Cowen is an economist at George Mason University who is generally classified as libertarian and whose interests range far afield. His most recent books include "The Great Stagnation" and "An Economist Gets Lunch" (his advice: skip fancy downtown places, eat at restaurants attached to Pakistani-owned motels).
In "The Great Stagnation," he argued that productivity has been lagging because of lack of technological innovation. Information technology, he wrote, has produced nothing like the gains obtained from the steam engine, electricity and hydrocarbon chemistry.
In "Average is Over," he looks farther ahead to "a very surprising time," when new technologies will lead us out of stagnation. But it will lead some of us out very much farther than others.
Cowen minces no words on this. Those of us accustomed to the emollient language of politicians promising a bright future will be startled by Cowen's frankness.
The big winners in the economy he foresees will be those who can work with and harness machine intelligence and those who can manage and market such people.
Such "hyperproductive" people, about 15 percent of the population, will be wealthier than ever before. Also doing well will be those providing them personal services.
For jobs lower down on the ladder, there will be a premium on conscientiousness. That's good for women and bad for men, who are more likely to do things their own way.
Middle-level jobs, Cowen says, are on the way out. He argues that many of those laid off after the financial crisis were "zero marginal product" workers. They weren't producing anything of value and employers won't replace them.
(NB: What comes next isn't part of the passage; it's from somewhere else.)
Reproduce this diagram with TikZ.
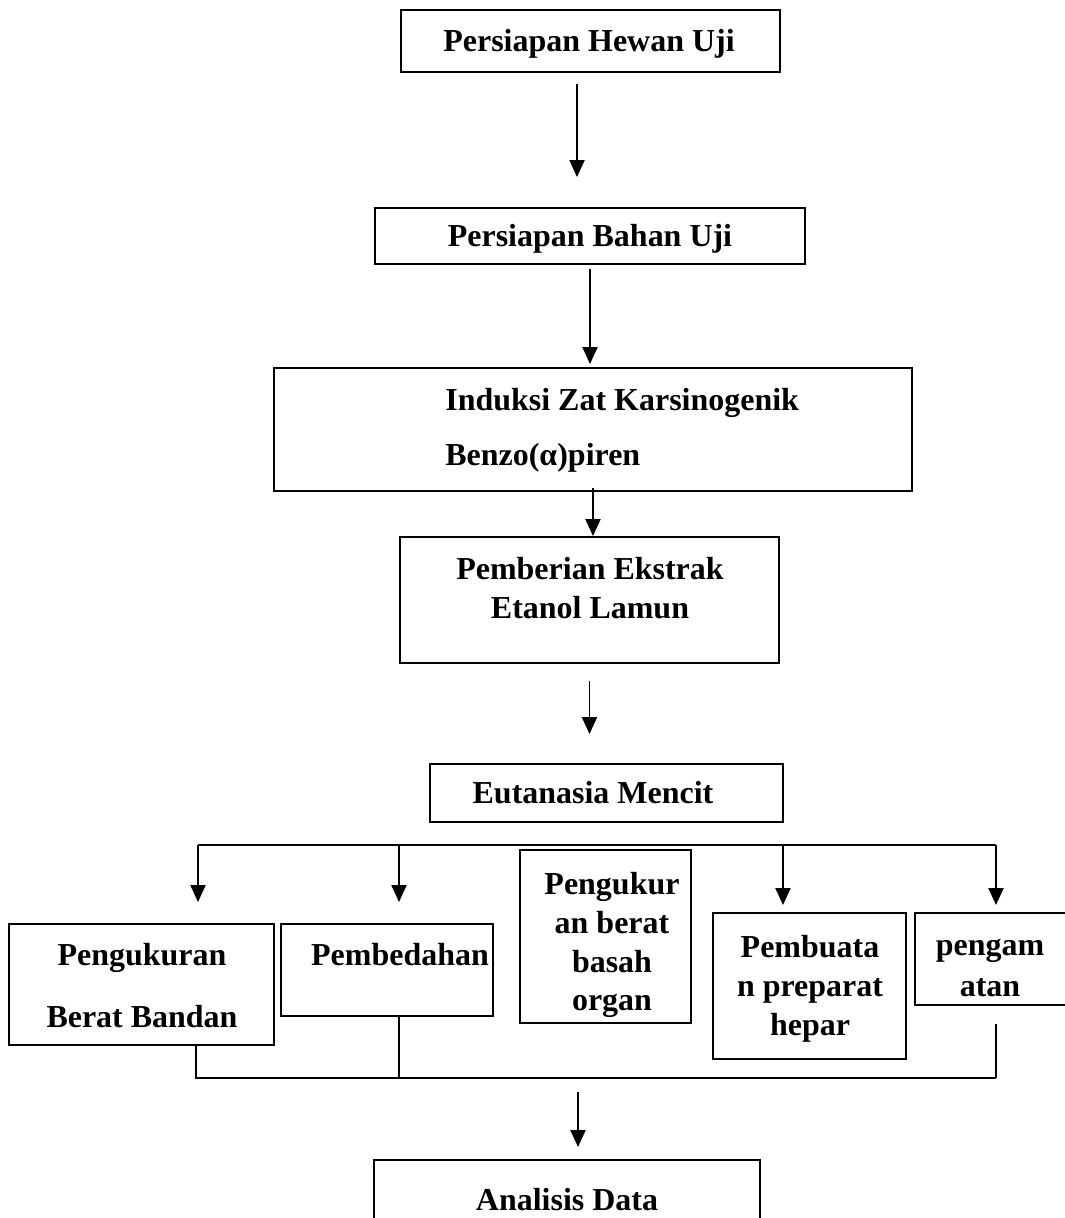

Upward mobility will still be possible, he says, thanks to machine-aided education, which can spot talent in unlikely places. But I think he overestimates how likely that will be.
Assortative mating (people marrying similar people) and the considerable hereditability of intelligence means that many or most of those with the talents to get to the top will start out there. A fair society, ironically, may have less social mobility.
How will this society handle the pending fiscal shortfall? Cowen's prediction: by raising taxes a bit (but it's hard to get more out of rich, clever people), cutting Medicaid (the poor are a weak constituency), maintaining aid to the elderly (a strong constituency) and squeezing employees (by imposing mandates on employers that will reduce cash income).